# Instructions to follow:
Reproduce, please, only the lines from the first line below to the line containing "const yTicksA = [0, 10, 20, 30];", inclusive.
####
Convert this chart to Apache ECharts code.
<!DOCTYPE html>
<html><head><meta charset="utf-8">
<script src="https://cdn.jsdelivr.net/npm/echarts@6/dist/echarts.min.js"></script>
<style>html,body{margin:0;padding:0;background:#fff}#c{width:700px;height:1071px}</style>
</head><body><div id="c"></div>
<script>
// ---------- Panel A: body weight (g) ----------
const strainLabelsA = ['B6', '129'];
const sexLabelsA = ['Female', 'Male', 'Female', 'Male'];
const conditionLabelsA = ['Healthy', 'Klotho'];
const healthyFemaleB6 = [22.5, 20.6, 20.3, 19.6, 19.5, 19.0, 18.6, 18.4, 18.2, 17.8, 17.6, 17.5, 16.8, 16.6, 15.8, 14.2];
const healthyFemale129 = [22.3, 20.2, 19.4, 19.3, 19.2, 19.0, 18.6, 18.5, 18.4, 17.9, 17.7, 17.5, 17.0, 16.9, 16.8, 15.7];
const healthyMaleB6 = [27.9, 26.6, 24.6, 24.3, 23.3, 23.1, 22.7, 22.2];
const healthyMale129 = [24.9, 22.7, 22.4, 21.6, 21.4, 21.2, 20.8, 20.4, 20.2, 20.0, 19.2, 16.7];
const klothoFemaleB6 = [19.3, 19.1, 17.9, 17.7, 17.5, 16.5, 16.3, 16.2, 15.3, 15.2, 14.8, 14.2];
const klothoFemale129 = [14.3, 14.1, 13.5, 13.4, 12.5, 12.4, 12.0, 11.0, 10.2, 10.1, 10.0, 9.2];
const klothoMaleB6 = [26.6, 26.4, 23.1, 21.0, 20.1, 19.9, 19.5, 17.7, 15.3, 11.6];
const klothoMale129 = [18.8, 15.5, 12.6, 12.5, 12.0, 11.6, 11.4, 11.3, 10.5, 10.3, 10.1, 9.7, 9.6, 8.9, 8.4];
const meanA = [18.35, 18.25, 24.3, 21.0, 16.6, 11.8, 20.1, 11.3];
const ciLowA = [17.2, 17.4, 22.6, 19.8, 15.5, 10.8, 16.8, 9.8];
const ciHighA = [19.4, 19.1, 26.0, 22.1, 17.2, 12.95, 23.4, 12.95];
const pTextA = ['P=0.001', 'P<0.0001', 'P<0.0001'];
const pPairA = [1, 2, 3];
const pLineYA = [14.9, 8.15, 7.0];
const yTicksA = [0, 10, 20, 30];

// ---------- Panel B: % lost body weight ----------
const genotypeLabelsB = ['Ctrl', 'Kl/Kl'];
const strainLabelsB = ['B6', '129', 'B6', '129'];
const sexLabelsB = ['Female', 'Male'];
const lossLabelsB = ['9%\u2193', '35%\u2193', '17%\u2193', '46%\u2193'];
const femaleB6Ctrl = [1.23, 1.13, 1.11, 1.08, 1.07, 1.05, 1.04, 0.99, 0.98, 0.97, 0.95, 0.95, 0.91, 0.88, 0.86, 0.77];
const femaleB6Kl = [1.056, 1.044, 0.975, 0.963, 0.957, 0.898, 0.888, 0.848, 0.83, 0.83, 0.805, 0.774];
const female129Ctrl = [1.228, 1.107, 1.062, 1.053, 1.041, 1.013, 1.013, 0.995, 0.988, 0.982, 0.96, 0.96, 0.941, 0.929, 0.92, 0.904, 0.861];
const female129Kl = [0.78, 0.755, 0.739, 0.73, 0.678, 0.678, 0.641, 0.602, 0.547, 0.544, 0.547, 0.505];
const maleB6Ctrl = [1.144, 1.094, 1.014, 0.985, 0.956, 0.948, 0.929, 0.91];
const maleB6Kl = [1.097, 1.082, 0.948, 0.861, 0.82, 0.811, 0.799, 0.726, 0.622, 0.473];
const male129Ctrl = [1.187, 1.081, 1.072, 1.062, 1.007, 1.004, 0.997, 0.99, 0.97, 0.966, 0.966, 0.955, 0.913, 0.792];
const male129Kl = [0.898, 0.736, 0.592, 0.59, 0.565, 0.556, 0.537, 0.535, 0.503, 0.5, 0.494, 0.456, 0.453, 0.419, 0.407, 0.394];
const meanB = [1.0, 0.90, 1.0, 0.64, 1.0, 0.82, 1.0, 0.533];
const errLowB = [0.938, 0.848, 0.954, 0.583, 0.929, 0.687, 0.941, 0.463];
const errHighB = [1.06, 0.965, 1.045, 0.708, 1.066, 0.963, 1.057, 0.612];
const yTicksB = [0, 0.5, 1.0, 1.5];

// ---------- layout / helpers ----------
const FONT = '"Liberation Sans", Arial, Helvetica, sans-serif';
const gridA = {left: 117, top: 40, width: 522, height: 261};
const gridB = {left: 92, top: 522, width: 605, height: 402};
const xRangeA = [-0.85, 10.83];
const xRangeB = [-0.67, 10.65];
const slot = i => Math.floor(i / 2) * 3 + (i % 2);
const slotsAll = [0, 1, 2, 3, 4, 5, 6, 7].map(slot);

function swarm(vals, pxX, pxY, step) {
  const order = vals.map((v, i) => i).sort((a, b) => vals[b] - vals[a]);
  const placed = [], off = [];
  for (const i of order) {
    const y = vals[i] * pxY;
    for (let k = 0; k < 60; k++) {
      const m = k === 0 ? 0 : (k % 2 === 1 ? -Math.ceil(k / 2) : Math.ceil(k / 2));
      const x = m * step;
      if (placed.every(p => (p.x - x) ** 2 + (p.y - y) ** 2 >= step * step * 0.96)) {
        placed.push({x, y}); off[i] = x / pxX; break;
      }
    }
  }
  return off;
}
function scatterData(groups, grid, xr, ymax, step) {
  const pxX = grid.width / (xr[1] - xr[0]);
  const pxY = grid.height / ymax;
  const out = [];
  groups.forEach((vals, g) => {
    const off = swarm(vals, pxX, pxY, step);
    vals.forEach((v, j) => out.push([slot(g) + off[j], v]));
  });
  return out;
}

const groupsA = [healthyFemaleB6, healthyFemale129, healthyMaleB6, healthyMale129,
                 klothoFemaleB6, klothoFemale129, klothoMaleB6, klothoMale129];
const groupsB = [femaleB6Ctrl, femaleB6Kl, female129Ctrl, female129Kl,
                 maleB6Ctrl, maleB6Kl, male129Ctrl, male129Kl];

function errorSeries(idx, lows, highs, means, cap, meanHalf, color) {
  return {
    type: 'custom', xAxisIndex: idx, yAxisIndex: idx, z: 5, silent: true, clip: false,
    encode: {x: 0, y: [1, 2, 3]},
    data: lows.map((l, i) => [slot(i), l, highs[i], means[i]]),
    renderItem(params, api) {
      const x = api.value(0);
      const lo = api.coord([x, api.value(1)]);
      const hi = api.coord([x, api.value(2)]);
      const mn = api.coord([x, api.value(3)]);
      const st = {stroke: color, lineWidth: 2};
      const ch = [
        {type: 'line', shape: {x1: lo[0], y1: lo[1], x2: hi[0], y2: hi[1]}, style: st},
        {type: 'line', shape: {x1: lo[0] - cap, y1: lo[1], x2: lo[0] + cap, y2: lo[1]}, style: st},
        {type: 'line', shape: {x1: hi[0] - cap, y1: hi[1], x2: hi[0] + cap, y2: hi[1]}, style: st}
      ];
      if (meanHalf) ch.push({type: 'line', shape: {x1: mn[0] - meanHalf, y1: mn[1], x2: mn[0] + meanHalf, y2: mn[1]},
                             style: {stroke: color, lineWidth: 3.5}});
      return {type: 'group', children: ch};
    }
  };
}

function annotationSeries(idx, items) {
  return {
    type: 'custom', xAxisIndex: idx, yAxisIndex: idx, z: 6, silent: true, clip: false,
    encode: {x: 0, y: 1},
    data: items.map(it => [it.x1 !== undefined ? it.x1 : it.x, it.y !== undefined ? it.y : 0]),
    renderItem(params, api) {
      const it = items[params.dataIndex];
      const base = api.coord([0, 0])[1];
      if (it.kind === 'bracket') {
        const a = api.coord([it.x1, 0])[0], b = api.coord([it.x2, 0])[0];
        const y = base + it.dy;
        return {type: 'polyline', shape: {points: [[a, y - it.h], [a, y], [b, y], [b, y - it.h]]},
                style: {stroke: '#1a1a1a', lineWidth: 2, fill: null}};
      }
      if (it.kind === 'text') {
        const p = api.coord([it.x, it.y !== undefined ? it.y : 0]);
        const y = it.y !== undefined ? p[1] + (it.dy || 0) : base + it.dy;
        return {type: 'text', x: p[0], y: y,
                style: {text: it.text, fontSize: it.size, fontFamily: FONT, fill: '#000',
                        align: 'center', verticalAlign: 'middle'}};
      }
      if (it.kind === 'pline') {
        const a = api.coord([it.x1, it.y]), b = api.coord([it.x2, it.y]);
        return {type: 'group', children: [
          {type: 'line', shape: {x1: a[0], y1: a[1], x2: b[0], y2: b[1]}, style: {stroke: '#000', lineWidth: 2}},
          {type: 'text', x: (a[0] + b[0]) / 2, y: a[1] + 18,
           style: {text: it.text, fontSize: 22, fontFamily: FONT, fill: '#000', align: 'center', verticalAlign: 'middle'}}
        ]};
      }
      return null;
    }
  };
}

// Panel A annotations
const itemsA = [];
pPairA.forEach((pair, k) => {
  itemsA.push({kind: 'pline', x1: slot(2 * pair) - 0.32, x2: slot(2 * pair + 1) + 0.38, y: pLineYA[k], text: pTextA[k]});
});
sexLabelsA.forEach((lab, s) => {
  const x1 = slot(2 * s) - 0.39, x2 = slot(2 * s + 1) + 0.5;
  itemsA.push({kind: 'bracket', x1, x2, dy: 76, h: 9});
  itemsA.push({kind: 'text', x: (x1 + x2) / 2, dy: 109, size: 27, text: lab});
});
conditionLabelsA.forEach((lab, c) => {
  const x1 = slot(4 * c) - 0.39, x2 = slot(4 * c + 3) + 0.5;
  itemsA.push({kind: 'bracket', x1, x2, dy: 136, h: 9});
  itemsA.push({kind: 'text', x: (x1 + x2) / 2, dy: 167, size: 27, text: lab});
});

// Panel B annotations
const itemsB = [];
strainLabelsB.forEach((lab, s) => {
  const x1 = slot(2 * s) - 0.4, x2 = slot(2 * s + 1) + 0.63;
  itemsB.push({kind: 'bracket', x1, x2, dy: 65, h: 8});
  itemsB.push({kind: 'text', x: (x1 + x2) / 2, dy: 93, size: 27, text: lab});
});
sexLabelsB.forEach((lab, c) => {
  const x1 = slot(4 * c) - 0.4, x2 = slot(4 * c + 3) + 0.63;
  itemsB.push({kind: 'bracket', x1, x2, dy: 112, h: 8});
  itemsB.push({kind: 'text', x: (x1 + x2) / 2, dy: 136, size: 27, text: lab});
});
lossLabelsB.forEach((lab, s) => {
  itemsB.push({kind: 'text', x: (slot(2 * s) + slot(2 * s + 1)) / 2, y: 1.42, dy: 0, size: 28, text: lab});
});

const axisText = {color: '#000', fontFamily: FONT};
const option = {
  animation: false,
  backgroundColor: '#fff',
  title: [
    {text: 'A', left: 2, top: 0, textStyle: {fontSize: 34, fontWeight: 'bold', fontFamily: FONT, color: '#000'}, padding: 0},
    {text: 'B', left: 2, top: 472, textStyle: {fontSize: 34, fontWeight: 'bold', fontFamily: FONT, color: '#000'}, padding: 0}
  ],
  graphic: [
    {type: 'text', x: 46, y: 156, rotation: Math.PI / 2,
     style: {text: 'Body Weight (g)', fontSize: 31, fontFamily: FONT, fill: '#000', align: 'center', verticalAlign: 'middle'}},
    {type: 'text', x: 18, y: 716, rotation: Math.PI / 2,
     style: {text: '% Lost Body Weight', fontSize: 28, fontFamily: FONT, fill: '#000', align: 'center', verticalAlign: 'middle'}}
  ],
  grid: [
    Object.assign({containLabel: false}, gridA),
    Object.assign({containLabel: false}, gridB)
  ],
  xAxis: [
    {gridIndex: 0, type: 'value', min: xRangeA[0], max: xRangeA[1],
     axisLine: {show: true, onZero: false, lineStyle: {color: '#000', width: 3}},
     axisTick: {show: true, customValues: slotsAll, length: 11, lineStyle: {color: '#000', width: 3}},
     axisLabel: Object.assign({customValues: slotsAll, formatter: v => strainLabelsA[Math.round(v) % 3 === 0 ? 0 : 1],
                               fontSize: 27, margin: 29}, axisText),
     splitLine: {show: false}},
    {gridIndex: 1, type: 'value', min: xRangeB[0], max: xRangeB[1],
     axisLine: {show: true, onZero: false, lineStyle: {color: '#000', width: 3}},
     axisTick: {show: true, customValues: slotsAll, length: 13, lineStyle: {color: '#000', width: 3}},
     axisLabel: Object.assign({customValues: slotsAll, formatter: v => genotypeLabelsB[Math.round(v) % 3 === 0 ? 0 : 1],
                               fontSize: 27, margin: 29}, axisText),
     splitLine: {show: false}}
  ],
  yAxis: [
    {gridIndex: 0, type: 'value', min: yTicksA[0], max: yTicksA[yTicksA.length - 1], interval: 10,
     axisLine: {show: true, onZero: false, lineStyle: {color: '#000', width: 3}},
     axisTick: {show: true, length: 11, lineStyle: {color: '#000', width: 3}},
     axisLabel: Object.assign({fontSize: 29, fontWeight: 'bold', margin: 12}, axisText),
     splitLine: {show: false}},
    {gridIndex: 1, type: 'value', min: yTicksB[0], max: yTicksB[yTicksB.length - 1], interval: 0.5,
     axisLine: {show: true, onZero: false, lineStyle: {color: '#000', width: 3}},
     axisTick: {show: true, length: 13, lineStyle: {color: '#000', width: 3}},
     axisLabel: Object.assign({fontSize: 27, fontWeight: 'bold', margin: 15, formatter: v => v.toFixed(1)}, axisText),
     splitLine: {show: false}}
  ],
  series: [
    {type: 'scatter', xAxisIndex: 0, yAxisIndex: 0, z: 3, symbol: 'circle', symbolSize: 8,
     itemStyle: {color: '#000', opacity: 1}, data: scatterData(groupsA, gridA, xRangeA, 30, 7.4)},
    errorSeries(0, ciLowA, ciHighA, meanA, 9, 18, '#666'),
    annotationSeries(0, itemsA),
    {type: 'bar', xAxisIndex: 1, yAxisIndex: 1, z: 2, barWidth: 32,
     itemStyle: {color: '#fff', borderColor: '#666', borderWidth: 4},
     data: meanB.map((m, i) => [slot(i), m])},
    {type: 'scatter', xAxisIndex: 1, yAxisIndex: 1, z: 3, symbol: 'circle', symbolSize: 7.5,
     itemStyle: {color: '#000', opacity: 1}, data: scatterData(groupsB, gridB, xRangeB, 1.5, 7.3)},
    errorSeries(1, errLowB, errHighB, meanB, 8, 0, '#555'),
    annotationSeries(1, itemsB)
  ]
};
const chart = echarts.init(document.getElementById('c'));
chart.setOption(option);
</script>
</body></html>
####
# Result:
Convert this chart to Apache ECharts code.
<!DOCTYPE html>
<html><head><meta charset="utf-8">
<script src="https://cdn.jsdelivr.net/npm/echarts@6/dist/echarts.min.js"></script>
<style>html,body{margin:0;padding:0;background:#fff}#c{width:700px;height:1071px}</style>
</head><body><div id="c"></div>
<script>
// ---------- Panel A: body weight (g) ----------
const strainLabelsA = ['B6', '129'];
const sexLabelsA = ['Female', 'Male', 'Female', 'Male'];
const conditionLabelsA = ['Healthy', 'Klotho'];
const healthyFemaleB6 = [22.5, 20.6, 20.3, 19.6, 19.5, 19.0, 18.6, 18.4, 18.2, 17.8, 17.6, 17.5, 16.8, 16.6, 15.8, 14.2];
const healthyFemale129 = [22.3, 20.2, 19.4, 19.3, 19.2, 19.0, 18.6, 18.5, 18.4, 17.9, 17.7, 17.5, 17.0, 16.9, 16.8, 15.7];
const healthyMaleB6 = [27.9, 26.6, 24.6, 24.3, 23.3, 23.1, 22.7, 22.2];
const healthyMale129 = [24.9, 22.7, 22.4, 21.6, 21.4, 21.2, 20.8, 20.4, 20.2, 20.0, 19.2, 16.7];
const klothoFemaleB6 = [19.3, 19.1, 17.9, 17.7, 17.5, 16.5, 16.3, 16.2, 15.3, 15.2, 14.8, 14.2];
const klothoFemale129 = [14.3, 14.1, 13.5, 13.4, 12.5, 12.4, 12.0, 11.0, 10.2, 10.1, 10.0, 9.2];
const klothoMaleB6 = [26.6, 26.4, 23.1, 21.0, 20.1, 19.9, 19.5, 17.7, 15.3, 11.6];
const klothoMale129 = [18.8, 15.5, 12.6, 12.5, 12.0, 11.6, 11.4, 11.3, 10.5, 10.3, 10.1, 9.7, 9.6, 8.9, 8.4];
const meanA = [18.35, 18.25, 24.3, 21.0, 16.6, 11.8, 20.1, 11.3];
const ciLowA = [17.2, 17.4, 22.6, 19.8, 15.5, 10.8, 16.8, 9.8];
const ciHighA = [19.4, 19.1, 26.0, 22.1, 17.2, 12.95, 23.4, 12.95];
const pTextA = ['P=0.001', 'P<0.0001', 'P<0.0001'];
const pPairA = [1, 2, 3];
const pLineYA = [14.9, 8.15, 7.0];
const yTicksA = [0, 10, 20, 30];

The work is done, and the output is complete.